### What to produce
Your answer should be a single number: the count of lines that hold the word "this".

[Plotting code records]
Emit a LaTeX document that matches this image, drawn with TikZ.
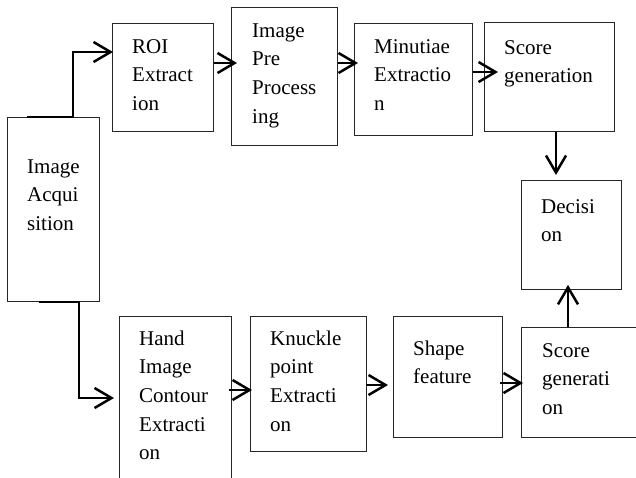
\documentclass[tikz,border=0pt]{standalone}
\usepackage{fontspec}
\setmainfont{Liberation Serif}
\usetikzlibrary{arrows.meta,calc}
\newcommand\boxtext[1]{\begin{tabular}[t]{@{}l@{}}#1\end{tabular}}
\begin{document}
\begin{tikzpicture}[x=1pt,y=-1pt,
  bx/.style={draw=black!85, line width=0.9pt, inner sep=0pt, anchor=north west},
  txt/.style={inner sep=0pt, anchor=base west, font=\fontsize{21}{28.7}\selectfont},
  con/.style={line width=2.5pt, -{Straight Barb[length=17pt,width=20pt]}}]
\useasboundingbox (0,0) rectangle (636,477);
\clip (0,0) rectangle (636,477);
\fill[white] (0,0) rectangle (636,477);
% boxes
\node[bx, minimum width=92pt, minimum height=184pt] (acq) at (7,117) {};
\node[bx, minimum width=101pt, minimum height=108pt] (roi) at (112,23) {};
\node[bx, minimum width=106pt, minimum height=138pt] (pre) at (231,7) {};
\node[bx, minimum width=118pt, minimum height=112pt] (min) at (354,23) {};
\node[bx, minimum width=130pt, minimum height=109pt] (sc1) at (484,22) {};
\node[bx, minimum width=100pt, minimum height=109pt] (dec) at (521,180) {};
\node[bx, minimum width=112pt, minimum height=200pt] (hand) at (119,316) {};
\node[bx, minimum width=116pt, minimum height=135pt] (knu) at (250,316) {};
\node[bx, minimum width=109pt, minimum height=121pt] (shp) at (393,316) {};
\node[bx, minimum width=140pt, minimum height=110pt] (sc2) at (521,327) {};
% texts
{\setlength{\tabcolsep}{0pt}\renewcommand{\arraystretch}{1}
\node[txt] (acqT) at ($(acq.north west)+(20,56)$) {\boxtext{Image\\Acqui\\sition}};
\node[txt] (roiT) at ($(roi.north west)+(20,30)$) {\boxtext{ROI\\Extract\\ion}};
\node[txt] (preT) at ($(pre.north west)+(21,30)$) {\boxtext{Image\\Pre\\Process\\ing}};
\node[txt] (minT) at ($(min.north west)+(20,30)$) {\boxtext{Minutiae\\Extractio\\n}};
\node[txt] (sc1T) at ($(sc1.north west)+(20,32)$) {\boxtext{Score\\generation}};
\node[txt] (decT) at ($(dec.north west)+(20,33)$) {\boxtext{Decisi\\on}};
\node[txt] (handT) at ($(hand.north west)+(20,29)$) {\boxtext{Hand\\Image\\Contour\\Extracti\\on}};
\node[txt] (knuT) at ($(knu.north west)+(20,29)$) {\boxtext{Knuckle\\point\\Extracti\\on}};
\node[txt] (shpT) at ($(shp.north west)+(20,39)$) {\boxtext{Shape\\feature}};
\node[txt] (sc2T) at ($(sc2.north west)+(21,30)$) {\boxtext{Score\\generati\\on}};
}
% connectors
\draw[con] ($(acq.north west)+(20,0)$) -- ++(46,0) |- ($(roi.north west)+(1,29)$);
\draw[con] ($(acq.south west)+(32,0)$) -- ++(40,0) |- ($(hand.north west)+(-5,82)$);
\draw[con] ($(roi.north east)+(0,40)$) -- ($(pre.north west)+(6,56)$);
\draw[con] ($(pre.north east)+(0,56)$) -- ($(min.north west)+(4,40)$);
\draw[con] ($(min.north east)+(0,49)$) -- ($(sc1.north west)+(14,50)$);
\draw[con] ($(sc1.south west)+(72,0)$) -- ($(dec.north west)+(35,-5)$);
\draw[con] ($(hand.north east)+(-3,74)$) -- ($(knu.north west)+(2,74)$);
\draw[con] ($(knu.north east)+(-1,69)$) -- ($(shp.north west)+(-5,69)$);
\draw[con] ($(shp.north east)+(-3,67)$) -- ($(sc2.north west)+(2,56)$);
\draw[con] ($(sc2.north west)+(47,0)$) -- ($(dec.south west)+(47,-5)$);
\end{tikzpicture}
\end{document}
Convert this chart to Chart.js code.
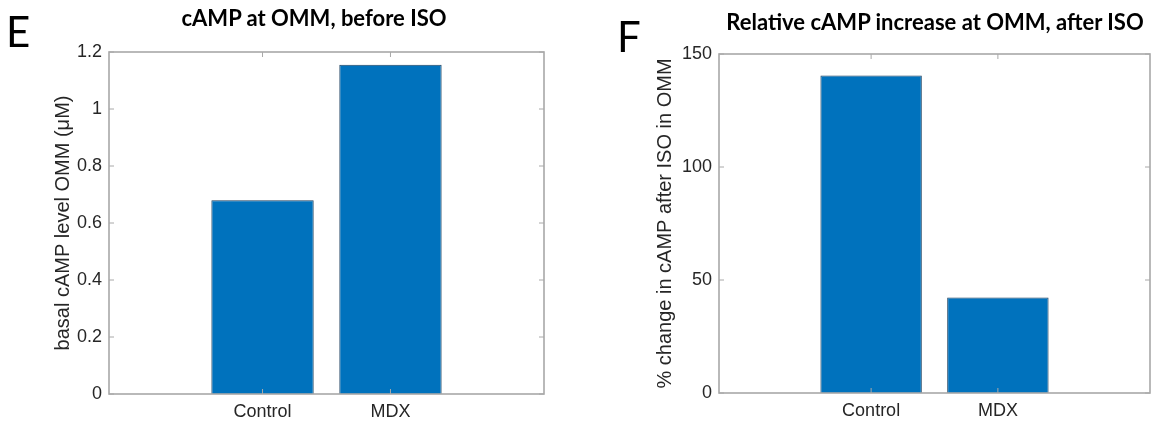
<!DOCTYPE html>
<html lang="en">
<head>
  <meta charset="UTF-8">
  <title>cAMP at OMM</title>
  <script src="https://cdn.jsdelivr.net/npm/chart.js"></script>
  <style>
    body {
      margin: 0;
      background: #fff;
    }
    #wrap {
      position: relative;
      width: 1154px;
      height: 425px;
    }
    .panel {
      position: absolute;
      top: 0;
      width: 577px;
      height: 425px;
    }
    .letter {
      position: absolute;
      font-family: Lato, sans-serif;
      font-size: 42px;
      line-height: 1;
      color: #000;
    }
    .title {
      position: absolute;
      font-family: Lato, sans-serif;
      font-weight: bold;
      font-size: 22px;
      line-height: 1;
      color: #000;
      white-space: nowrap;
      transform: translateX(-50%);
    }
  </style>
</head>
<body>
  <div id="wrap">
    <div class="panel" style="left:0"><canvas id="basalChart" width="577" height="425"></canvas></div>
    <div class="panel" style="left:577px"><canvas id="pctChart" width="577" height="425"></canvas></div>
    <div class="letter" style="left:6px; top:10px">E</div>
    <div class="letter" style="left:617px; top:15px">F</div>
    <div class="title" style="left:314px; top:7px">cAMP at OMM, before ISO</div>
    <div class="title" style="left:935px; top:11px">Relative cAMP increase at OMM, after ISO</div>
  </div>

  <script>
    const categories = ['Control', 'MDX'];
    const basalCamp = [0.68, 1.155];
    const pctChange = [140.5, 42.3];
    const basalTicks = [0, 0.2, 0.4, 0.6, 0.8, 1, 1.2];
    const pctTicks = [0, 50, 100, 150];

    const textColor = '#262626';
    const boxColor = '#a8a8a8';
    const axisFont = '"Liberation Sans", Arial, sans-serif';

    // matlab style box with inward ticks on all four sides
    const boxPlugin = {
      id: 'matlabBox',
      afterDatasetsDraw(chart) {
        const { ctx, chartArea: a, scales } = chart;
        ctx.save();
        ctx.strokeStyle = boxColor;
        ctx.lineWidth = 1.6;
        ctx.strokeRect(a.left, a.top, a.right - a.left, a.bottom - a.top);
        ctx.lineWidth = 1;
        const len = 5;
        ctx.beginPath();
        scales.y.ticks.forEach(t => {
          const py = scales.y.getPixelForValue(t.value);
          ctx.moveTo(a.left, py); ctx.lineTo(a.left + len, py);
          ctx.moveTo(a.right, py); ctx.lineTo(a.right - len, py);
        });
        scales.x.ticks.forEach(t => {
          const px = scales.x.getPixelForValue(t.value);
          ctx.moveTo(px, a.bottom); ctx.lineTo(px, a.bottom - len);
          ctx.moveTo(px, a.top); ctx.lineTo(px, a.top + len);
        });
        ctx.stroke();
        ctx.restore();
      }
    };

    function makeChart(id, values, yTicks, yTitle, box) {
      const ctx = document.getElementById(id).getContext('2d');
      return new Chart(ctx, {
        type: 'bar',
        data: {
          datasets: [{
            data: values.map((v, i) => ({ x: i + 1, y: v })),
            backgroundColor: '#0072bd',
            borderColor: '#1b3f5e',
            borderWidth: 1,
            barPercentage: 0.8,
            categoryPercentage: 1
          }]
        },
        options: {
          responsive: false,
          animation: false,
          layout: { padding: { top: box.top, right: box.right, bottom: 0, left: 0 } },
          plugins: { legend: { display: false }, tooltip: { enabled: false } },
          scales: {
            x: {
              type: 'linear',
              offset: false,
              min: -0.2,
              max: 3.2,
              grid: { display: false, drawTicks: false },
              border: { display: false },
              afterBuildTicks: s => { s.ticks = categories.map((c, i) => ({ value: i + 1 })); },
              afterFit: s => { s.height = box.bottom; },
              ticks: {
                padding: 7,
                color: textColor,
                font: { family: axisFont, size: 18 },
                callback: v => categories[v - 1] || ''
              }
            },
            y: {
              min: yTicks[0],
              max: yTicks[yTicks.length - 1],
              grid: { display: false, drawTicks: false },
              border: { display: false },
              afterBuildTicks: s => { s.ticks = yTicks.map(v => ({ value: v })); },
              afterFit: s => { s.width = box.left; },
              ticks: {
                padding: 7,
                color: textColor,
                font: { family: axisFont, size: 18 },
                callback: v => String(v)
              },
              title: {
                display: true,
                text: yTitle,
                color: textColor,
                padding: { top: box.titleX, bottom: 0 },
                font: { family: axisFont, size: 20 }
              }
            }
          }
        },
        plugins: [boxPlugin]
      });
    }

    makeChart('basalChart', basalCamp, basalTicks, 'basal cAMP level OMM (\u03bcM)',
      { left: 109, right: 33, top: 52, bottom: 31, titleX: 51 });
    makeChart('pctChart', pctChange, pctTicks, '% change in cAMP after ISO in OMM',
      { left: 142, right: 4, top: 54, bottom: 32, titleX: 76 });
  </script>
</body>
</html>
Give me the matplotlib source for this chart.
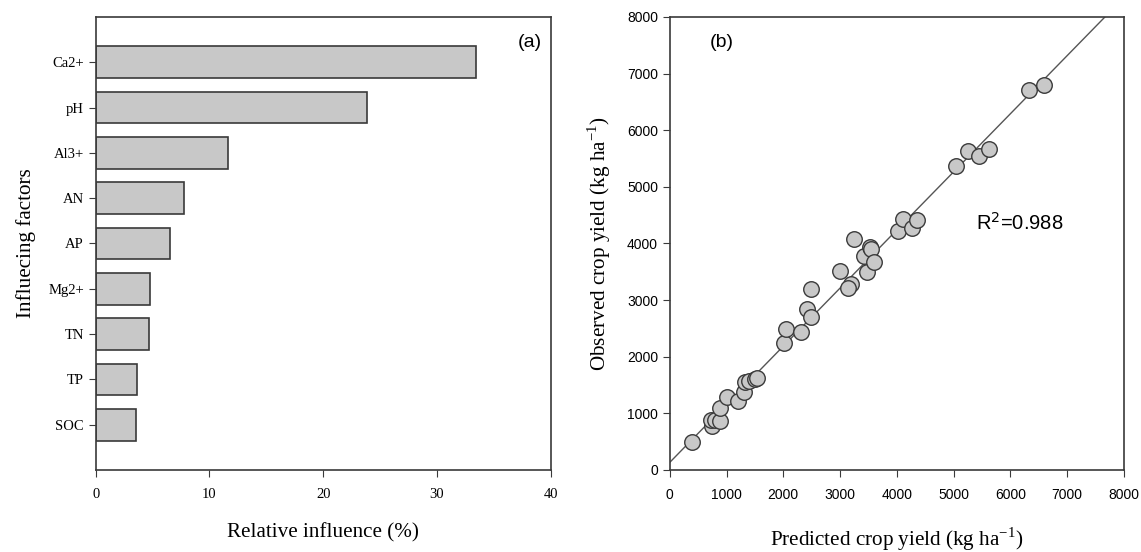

### Written solution
3